======== DATA ROWS ========
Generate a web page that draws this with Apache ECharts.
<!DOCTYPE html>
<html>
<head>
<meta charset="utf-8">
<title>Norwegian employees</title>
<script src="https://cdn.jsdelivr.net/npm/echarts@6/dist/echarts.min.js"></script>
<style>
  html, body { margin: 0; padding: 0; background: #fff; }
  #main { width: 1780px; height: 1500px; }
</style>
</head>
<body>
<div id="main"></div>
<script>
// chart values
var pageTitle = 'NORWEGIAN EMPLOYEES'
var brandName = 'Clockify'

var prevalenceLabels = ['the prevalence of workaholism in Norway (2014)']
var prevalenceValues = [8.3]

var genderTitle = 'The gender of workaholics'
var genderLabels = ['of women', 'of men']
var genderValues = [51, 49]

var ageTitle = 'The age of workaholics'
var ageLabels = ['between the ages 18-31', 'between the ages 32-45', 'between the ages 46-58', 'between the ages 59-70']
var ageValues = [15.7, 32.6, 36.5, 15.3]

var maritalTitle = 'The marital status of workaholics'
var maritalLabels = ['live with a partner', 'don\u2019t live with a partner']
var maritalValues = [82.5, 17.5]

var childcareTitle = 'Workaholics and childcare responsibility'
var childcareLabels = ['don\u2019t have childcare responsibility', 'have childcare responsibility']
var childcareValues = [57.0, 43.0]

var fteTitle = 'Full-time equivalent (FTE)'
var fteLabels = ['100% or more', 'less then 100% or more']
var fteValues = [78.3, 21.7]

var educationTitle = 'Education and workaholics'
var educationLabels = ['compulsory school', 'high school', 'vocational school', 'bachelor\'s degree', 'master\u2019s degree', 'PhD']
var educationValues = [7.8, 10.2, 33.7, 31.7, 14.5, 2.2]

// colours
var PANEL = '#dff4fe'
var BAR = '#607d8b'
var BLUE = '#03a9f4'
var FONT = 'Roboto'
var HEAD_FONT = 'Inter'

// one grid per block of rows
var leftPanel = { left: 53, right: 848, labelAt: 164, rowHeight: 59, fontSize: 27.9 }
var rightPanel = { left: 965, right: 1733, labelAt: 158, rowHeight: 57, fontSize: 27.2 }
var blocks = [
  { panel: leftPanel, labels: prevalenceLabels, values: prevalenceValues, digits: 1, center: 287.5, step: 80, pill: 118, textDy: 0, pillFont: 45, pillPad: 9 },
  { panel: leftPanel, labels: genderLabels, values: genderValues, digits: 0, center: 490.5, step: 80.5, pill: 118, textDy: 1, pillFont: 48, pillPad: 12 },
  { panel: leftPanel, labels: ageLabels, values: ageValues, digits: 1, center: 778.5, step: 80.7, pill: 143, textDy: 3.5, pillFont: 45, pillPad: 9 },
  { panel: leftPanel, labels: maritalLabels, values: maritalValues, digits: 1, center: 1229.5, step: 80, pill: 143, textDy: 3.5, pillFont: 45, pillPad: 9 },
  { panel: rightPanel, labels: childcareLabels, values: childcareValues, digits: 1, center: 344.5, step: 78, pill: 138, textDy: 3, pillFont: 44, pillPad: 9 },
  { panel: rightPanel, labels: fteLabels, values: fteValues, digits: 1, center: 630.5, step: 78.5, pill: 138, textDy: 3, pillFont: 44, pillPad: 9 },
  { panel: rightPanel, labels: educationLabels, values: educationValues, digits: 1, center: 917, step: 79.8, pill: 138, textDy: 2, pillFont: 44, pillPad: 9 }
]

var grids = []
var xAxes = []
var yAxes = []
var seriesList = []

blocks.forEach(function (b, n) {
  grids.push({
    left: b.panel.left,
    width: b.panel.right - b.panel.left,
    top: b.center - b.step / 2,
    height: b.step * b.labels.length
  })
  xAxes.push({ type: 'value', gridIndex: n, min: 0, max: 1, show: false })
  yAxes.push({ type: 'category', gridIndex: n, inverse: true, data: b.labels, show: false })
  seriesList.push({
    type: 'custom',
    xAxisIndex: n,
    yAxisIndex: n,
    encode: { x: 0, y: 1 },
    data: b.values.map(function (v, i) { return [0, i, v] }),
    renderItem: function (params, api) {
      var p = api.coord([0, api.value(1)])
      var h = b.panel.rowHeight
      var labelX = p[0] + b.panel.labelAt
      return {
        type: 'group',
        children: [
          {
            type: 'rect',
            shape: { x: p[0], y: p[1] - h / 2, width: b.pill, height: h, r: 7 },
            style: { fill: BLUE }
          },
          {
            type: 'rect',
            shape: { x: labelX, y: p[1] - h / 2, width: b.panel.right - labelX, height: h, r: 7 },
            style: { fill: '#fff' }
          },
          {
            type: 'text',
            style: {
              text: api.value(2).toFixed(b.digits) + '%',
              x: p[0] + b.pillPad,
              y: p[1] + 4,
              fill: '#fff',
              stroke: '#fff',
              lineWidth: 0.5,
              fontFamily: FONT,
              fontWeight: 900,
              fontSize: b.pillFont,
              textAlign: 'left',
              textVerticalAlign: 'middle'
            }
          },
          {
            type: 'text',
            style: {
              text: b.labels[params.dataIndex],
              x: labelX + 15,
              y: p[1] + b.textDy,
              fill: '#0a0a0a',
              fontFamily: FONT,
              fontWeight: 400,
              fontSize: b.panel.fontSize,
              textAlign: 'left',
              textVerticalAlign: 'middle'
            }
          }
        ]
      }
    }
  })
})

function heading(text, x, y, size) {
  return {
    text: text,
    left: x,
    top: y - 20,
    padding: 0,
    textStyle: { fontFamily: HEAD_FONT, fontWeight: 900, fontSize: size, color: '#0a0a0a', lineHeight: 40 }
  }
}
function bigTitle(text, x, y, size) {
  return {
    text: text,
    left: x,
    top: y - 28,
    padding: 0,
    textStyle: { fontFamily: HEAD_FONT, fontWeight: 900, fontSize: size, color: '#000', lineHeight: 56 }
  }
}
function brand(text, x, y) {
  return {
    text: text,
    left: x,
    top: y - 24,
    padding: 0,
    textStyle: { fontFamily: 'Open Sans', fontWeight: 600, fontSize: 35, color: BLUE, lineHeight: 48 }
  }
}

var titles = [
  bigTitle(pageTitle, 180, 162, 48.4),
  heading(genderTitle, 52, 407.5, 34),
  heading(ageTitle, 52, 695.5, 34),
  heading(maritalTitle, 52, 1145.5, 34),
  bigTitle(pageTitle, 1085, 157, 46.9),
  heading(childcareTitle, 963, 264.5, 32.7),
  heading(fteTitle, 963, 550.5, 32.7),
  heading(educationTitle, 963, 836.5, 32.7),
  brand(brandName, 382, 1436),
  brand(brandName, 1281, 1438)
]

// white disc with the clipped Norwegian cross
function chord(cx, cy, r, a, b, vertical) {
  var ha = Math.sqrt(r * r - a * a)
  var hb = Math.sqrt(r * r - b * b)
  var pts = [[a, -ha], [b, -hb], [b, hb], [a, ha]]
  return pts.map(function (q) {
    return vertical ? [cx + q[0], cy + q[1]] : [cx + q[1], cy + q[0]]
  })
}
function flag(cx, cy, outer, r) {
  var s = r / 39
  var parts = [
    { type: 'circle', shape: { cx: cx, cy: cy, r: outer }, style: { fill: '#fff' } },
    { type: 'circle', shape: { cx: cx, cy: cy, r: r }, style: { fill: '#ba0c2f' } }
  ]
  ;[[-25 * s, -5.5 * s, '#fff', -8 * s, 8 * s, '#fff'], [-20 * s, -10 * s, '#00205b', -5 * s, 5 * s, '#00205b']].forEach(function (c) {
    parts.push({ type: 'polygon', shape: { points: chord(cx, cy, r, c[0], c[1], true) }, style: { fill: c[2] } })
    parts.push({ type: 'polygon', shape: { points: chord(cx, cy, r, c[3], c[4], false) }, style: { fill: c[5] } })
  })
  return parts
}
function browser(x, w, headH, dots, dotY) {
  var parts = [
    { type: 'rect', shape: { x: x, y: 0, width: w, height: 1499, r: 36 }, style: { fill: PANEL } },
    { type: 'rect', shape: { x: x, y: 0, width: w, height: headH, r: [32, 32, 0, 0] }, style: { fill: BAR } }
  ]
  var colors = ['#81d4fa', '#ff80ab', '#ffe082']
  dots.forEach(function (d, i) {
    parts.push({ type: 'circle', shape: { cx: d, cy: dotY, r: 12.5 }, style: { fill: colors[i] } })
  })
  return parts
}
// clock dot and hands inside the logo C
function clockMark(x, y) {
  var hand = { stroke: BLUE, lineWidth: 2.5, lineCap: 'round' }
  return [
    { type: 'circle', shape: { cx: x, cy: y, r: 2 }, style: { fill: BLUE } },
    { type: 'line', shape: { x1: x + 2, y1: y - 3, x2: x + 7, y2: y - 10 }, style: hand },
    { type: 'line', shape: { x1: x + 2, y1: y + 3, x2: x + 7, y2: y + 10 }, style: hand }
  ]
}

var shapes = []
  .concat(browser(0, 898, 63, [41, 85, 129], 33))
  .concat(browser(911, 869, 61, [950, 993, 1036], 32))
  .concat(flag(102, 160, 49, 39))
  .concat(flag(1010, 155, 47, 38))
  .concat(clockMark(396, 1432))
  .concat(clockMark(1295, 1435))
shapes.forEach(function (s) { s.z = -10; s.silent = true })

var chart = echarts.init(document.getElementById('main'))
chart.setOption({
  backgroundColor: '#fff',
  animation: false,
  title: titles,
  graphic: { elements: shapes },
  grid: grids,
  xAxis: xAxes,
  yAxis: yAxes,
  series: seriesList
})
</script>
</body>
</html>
========
======== DATA ROWS ========
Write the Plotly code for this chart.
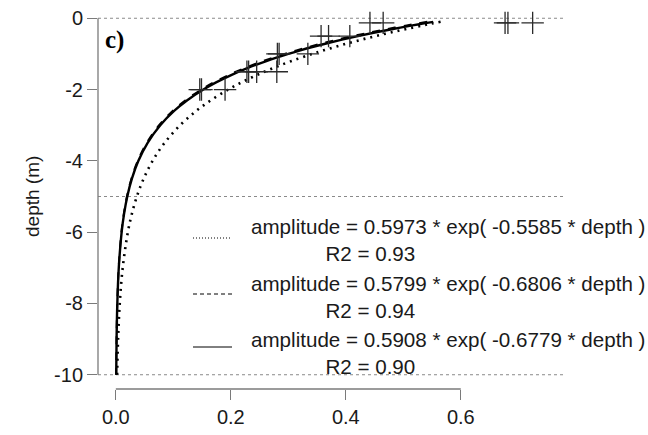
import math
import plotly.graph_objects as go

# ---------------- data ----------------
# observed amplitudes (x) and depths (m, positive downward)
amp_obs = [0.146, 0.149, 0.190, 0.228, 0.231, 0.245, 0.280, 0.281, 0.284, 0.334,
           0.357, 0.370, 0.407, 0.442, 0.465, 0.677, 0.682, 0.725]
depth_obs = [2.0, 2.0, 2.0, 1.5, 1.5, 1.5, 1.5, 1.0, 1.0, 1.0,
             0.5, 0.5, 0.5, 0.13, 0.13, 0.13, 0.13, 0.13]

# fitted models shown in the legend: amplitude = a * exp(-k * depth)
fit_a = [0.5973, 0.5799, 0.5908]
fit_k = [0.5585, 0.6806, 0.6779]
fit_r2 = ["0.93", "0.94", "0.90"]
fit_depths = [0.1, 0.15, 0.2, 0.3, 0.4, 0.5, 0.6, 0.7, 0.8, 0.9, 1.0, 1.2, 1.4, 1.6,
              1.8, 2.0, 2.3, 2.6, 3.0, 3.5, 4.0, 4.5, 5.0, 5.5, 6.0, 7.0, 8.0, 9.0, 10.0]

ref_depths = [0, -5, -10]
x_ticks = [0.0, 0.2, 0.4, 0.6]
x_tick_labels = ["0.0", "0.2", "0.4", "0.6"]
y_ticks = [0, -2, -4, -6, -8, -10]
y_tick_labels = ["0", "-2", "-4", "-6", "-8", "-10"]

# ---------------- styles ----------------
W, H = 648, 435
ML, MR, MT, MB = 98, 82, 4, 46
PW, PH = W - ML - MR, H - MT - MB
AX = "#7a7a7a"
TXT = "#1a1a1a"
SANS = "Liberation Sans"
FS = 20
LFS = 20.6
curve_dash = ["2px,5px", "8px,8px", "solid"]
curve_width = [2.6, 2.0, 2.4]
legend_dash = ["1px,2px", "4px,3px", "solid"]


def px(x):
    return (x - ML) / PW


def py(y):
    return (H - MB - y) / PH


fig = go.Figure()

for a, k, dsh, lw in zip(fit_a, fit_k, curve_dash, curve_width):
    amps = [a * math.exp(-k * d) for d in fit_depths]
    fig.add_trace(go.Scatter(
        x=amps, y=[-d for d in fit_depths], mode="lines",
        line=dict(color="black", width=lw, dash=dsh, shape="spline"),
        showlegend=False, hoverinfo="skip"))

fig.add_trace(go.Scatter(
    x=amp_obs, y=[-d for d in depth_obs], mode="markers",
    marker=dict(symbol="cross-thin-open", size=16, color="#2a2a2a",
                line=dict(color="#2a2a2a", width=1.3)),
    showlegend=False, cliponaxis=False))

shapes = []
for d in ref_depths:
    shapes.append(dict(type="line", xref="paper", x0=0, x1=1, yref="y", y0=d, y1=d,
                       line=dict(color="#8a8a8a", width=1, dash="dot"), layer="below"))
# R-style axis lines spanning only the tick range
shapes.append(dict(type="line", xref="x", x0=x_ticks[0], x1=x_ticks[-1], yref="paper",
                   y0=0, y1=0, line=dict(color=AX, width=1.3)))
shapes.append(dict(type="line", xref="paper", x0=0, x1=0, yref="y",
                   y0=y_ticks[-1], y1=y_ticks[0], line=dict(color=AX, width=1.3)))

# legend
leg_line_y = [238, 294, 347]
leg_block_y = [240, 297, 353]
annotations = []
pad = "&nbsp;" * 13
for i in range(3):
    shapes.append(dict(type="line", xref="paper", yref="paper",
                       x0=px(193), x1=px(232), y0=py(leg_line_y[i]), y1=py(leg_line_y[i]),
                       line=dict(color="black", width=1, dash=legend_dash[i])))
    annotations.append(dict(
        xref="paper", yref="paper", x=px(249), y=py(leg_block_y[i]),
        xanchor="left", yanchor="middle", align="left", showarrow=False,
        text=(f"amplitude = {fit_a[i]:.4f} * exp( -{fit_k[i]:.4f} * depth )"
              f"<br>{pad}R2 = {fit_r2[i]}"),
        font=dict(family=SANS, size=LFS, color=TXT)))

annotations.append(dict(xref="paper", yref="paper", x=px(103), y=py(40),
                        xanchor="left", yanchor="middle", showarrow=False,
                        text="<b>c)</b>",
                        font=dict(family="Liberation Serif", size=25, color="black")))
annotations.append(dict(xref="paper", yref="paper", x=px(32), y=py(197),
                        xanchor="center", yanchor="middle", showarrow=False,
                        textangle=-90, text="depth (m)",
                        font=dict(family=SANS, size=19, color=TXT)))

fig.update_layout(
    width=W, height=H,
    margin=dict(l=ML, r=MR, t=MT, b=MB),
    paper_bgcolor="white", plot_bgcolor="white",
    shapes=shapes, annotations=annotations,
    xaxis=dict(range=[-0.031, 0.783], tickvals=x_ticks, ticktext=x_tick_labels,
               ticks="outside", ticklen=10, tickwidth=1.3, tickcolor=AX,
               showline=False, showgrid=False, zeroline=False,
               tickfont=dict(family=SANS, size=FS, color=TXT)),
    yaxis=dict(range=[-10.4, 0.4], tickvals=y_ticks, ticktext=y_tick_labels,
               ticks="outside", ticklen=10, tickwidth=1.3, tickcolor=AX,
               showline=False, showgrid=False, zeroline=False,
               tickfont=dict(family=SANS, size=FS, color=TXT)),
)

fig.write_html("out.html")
========
======== DATA ROWS ========
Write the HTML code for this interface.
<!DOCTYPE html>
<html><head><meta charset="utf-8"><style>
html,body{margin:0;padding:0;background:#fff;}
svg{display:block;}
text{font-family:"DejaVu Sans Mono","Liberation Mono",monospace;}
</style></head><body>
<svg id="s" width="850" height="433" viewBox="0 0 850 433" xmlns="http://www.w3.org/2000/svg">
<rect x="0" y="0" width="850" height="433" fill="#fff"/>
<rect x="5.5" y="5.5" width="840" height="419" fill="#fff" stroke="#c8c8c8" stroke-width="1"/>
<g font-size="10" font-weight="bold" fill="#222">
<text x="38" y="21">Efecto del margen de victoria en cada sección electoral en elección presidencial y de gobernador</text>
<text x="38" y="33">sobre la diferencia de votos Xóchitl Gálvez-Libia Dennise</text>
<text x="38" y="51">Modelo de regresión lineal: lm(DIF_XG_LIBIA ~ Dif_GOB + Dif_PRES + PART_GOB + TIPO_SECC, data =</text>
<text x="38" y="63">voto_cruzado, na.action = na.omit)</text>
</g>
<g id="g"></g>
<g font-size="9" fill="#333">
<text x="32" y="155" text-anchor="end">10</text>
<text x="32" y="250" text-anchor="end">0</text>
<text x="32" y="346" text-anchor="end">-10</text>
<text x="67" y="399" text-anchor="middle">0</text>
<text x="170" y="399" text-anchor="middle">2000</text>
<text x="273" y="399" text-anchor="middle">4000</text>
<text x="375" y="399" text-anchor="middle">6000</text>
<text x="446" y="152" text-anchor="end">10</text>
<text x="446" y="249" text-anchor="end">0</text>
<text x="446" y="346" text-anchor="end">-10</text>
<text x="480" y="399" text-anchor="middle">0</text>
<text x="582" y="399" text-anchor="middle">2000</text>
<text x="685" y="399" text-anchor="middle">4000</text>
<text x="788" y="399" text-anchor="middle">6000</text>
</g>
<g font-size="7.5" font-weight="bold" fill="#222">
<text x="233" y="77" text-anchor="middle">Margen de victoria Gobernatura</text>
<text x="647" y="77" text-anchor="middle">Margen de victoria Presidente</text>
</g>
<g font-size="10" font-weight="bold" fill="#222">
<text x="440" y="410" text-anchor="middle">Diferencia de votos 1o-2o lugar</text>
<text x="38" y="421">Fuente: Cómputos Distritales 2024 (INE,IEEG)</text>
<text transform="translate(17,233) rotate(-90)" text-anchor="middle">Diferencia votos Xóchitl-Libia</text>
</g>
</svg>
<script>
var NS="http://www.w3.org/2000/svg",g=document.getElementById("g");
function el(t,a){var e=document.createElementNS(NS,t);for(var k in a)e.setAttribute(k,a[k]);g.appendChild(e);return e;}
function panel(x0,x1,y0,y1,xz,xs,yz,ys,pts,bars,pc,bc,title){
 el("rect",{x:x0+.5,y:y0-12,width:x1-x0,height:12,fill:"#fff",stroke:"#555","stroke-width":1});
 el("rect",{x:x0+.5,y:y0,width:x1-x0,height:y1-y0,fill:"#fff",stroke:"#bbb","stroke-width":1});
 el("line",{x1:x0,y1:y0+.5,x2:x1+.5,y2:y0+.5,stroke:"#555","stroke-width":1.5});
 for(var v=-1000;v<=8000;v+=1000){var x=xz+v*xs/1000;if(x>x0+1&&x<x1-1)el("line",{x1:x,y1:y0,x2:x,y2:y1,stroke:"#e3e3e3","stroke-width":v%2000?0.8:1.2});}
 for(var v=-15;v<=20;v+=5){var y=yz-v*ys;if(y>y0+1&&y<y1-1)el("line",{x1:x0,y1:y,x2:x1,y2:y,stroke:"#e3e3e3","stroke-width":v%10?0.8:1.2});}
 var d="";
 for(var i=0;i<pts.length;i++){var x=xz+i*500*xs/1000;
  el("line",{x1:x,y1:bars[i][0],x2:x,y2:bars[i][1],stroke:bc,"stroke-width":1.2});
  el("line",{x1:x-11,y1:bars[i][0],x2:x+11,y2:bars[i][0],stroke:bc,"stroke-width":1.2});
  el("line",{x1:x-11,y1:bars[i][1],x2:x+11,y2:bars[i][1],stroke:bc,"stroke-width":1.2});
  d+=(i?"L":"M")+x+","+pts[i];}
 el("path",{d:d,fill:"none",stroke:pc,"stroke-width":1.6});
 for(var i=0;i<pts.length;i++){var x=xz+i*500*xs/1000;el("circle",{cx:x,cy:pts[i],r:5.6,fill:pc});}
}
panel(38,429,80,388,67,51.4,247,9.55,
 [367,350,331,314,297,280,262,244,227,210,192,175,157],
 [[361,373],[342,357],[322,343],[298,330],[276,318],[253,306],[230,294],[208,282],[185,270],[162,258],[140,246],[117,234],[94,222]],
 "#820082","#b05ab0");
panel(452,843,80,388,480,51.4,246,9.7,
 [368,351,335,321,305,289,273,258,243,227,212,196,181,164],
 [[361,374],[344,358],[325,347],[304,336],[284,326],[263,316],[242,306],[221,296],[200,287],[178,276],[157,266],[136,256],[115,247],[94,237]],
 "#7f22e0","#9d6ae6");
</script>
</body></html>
========
# WHAT YOU SHOULD DO:
Nothing beyond the required lines should be retyped: start with the line that contains "Generate a web" and finish with the line that contains "var HEAD_FONT = 'Inter'".

# FINAL RESULT:
Generate a web page that draws this with Apache ECharts.
<!DOCTYPE html>
<html>
<head>
<meta charset="utf-8">
<title>Norwegian employees</title>
<script src="https://cdn.jsdelivr.net/npm/echarts@6/dist/echarts.min.js"></script>
<style>
  html, body { margin: 0; padding: 0; background: #fff; }
  #main { width: 1780px; height: 1500px; }
</style>
</head>
<body>
<div id="main"></div>
<script>
// chart values
var pageTitle = 'NORWEGIAN EMPLOYEES'
var brandName = 'Clockify'

var prevalenceLabels = ['the prevalence of workaholism in Norway (2014)']
var prevalenceValues = [8.3]

var genderTitle = 'The gender of workaholics'
var genderLabels = ['of women', 'of men']
var genderValues = [51, 49]

var ageTitle = 'The age of workaholics'
var ageLabels = ['between the ages 18-31', 'between the ages 32-45', 'between the ages 46-58', 'between the ages 59-70']
var ageValues = [15.7, 32.6, 36.5, 15.3]

var maritalTitle = 'The marital status of workaholics'
var maritalLabels = ['live with a partner', 'don\u2019t live with a partner']
var maritalValues = [82.5, 17.5]

var childcareTitle = 'Workaholics and childcare responsibility'
var childcareLabels = ['don\u2019t have childcare responsibility', 'have childcare responsibility']
var childcareValues = [57.0, 43.0]

var fteTitle = 'Full-time equivalent (FTE)'
var fteLabels = ['100% or more', 'less then 100% or more']
var fteValues = [78.3, 21.7]

var educationTitle = 'Education and workaholics'
var educationLabels = ['compulsory school', 'high school', 'vocational school', 'bachelor\'s degree', 'master\u2019s degree', 'PhD']
var educationValues = [7.8, 10.2, 33.7, 31.7, 14.5, 2.2]

// colours
var PANEL = '#dff4fe'
var BAR = '#607d8b'
var BLUE = '#03a9f4'
var FONT = 'Roboto'
var HEAD_FONT = 'Inter'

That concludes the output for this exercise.